化粧品や医薬品の幅広い品揃えという点では、近隣に複数のドラッグストアがある。この差別化について安部氏は、ビューティ家電や健康家電、イヤホンなども取り扱っていることでの幅広さが武器と話す。目的買いや立ち寄りの際に、ドラッグストアには置いていない商品展示がドライバーとなってお客の購入意欲を刺激するのではないかと考えている。
ビックカメラは会社設立から37年。非家電の取り扱いは最近のことではなく、玩具や酒類の販売も25年以上行っている。安部氏は「長い取り扱いの中で、我々が目指す専門店という領域に来ることができたのではないかと思っています。その意味では家電の一本足打法ではなく、場所とお客様に合わせた形で当社の引き出しから、まさにセレクトし、チャレンジしていくことを考えています」と話す。

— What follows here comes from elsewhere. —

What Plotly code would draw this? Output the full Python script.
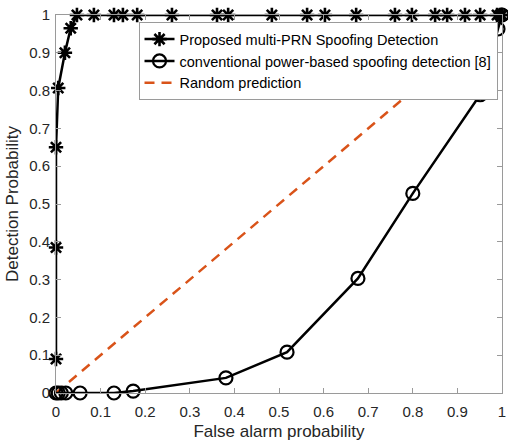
import plotly.graph_objects as go

# Proposed multi-PRN Spoofing Detection (stars)
prop_pfa = [0, 0, 0, 0.005, 0.02, 0.033, 0.047, 0.085, 0.130, 0.150, 0.182, 0.260,
            0.361, 0.386, 0.484, 0.563, 0.603, 0.673, 0.760, 0.798, 0.850, 0.877,
            0.917, 0.951, 0.989, 0.996, 1.0]
prop_pd = [0.09, 0.385, 0.65, 0.807, 0.90, 0.965, 1, 1, 1, 1, 1, 1,
           1, 1, 1, 1, 1, 1, 1, 1, 1, 1,
           1, 1, 1, 1, 1]

# Conventional power-based spoofing detection [8] (circles)
conv_pfa = [0, 0.005, 0.012, 0.022, 0.054, 0.130, 0.173, 0.381, 0.518, 0.677,
            0.800, 0.951, 0.991, 1.0]
conv_pd = [0, 0, 0, 0, 0, 0, 0.005, 0.04, 0.108, 0.303,
           0.528, 0.789, 0.963, 1.0]

# Random prediction
rand_pfa = [0, 1]
rand_pd = [0, 1]

ticks = [0, 0.1, 0.2, 0.3, 0.4, 0.5, 0.6, 0.7, 0.8, 0.9, 1]
tick_text = ["0", "0.1", "0.2", "0.3", "0.4", "0.5", "0.6", "0.7", "0.8", "0.9", "1"]

FONT = "Liberation Sans, Arial, sans-serif"

fig = go.Figure()
fig.add_trace(go.Scatter(
    x=rand_pfa, y=rand_pd, mode="lines", name="Random prediction",
    line=dict(color="#D95319", width=2.5, dash="10px,7px"),
    cliponaxis=False, legendrank=3))
fig.add_trace(go.Scatter(
    x=conv_pfa, y=conv_pd, mode="lines+markers",
    name="conventional power-based spoofing detection [8]",
    line=dict(color="black", width=2.5),
    marker=dict(symbol="circle-open", size=13, color="black", line=dict(width=2.2)),
    cliponaxis=False, legendrank=2))
fig.add_trace(go.Scatter(
    x=prop_pfa, y=prop_pd, mode="lines+markers",
    name="Proposed multi-PRN Spoofing Detection",
    line=dict(color="black", width=2.5),
    marker=dict(symbol="asterisk-open", size=12, color="black", line=dict(width=2.6, color="black")),
    cliponaxis=False, legendrank=1))

axis_common = dict(
    range=[0, 1], tickvals=ticks, ticktext=tick_text,
    showgrid=False, zeroline=False, showline=True, linecolor="#9a9a9a", linewidth=1,
    mirror="ticks", ticks="inside", ticklen=5, tickcolor="#9a9a9a",
    tickfont=dict(family=FONT, size=15, color="#262626"),
)

fig.update_layout(
    width=508, height=444,
    margin=dict(l=56, r=6, t=15, b=51, autoexpand=False),
    paper_bgcolor="white", plot_bgcolor="white",
    font=dict(family=FONT, color="#262626"),
    xaxis=dict(**axis_common, ticklabelstandoff=5,
               title=dict(text="False alarm probability",
                          font=dict(family=FONT, size=17, color="#262626"), standoff=6)),
    yaxis=dict(**axis_common, ticklabelstandoff=2,
               title=dict(text="Detection Probability",
                          font=dict(family=FONT, size=17, color="#262626"), standoff=6)),
    showlegend=True,
    legend=dict(x=0.185, y=0.981, xanchor="left", yanchor="top",
                bgcolor="white", bordercolor="#9a9a9a", borderwidth=1,
                font=dict(family=FONT, size=14.5, color="black"),
                itemwidth=30, tracegroupgap=0, traceorder="normal"),
)

fig.write_html("out.html", config={"displayModeBar": False},
               post_script="document.body.style.margin='0px';")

年商目標については非公表だが、化粧品と日用品、医薬品の売上構成比は約4割と想定。家電商品と比較すると単価は低いが、それだけ多くの来店客を吸引できる店舗という自信の表れが、この構成比に見られる。
ネット注文で店舗受け取りは約2年間で4~5倍に
現在、同社で取り組んでいる、ネットで注文して店舗で受取るシステムも同店で採用。地下1階でネット注文の商品を受け取れる。いわゆるネットとリアル店舗を融合させるこの取り組みについては、この2年ほどでピックアップする件数が4~5倍くらいになっているとのことで、訪日外国人が多く訪れる原宿エリアの同店についても重要な受け取り拠点と考えている。
店舗スタッフは12名で、これとは別にアルバイトも含めた外国語対応スタッフは8名を配置した。竹下通りは欧米からの外国人観光客も多いため、英語と中国語に対応できるスタッフを揃えたという。
今後の出店については未定としながらも、「都市部で人が集まる場所に出店するのが当社のビジネスモデル。そのため、都市部という要素は外せないが、必ずしも東京のみに出店すると決めているわけではありません」と安部氏。
小型店の新たな業態店舗であるセレクト原宿店。一つのチャレンジとしながらも、インスタグラムなどのSNSを活用して若い層に情報を発信し、お客の利便性や提案力の向上に注力していく考えである。